A new book at the Wexner Center for the Arts Bookstore aims to bridge the gap between the spiritual and physical borders for Latin American people in America.
Frederick Luis Aldama, distinguished professor of English at Ohio State, wrote “Long Stories Cut Short: Fictions from the Borderlands,” a fictional compilation of short stories.
The book features short stories that are 750 words or less in length, all of which touch on themes of family, romance, migration and the eccentricities of everyday life. Each story offers a snapshot of what it means to exist physically and spiritually in the borderlands of the Americas today, according to a press release. Aldama said the borderlands can be physical, like a border between countries, or a spiritual border for Latinos adjusting to life in a different culture.
Aldama, who specializes in Latino pop culture, has authored, co-authored or edited a combined 26 books, most of which focus on teaching cultural theory and Latin American cultural phenomena. “Long Stories Cut Short: Fictions from the Borderlands” is his first published book of fiction.
“I love novels, but I also love comics and the short form for narrations, and combining these two allows for the massive expansion of the imagination when it comes to a rich understanding of what it means to be Latino,” said Aldama, who co-founded SÕL-CON Black and Brown Comics Expo.
Aldama also is the founder and director of LASER, Latino and Latin American Space for Enrichment and Research, a mentorship program for Latino students from ninth grade to undergraduates in college. Aldama said his motivation to found LASER and write his most recent book comes from the same place — to help young Latinos realize their full potential and create a segue between the American and Latin American cultures.
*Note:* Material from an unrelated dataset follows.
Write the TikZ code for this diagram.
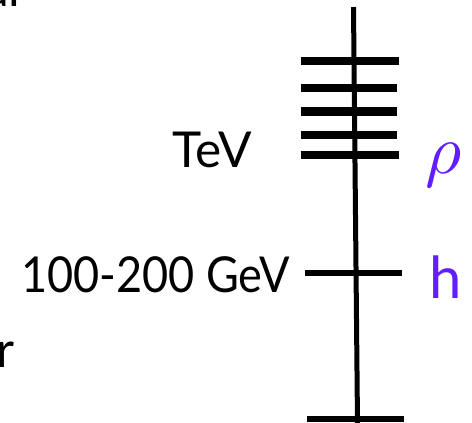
\documentclass[tikz,border=0pt]{standalone}
\usepackage{fontspec}
\usepackage{graphicx}
\setmainfont{Lato}
\definecolor{levelblue}{RGB}{98,30,255}
\begin{document}
\begin{tikzpicture}[x=1pt,y=-1pt,
  bar/.style={line width=8.2pt},
  thinbar/.style={line width=6.5pt},
  axis/.style={line width=5pt},
  lab/.style={font=\fontsize{49.5}{50}\selectfont, inner sep=0pt, anchor=base east},
  partname/.style={text=levelblue, inner sep=0pt, anchor=base west}]
\useasboundingbox (0,0) rectangle (472,423);
\clip (0,0) rectangle (472,423);
% fragments of cut-off text at the left edge
\node[lab, anchor=base west] (frag1) at (-16,6) {al};
\node[lab, anchor=base west] (frag2) at (-3.5,367) {r};
% axis
\coordinate (top) at (353.5,7);
\coordinate (bottom) at (357.5,423);
\draw[axis] (top) -- (bottom);
% resonance levels
\foreach \y/\r [count=\i] in {61/399, 88/397, 111.5/397, 135/397, 155/399} {
  \coordinate (l\i) at (300.5,\y);
  \coordinate (r\i) at (\r,\y);
  \draw[bar] (l\i) -- (r\i);
}
% Higgs level
\coordinate (hl) at (305,273);
\coordinate (hr) at (402,273);
\draw[thinbar] (hl) -- (hr);
% ground
\coordinate (gl) at (307,419);
\coordinate (gr) at (404,419);
\draw[thinbar] (gl) -- (gr);
% labels
\node[lab] (tev) at (252,167) {TeV};
\node[lab] (gev) at (290,292.5) {\scalebox{0.91}[1]{100-200 GeV}};
\node[partname] (rho) at (425,173) {\scalebox{7}{$\rho$}};
\node[partname, font=\fontsize{58}{58}\selectfont] (h) at (429,298) {h};
\end{tikzpicture}
\end{document}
He said this also is why the book mixes stories in Spanish and English.
“I wanted people to understand that we are a very complex, rich community with very different kinds of people that make up those communities,” he said.
Matt Reber, manager and buyer for the Wex bookstore, said the community the Wex serves can learn a lot from Aldama’s book release and gain some insight into the happenings of the Latino community.
“Being a creator and pulling back the screen on these issues gives (Aldama) a voice that our America needs a little bit more of,” Reber said.
On Thursday at 5:30 p.m., Aldama will read selections from his latest release at the Wexner Center Store. A book-signing will follow the reading.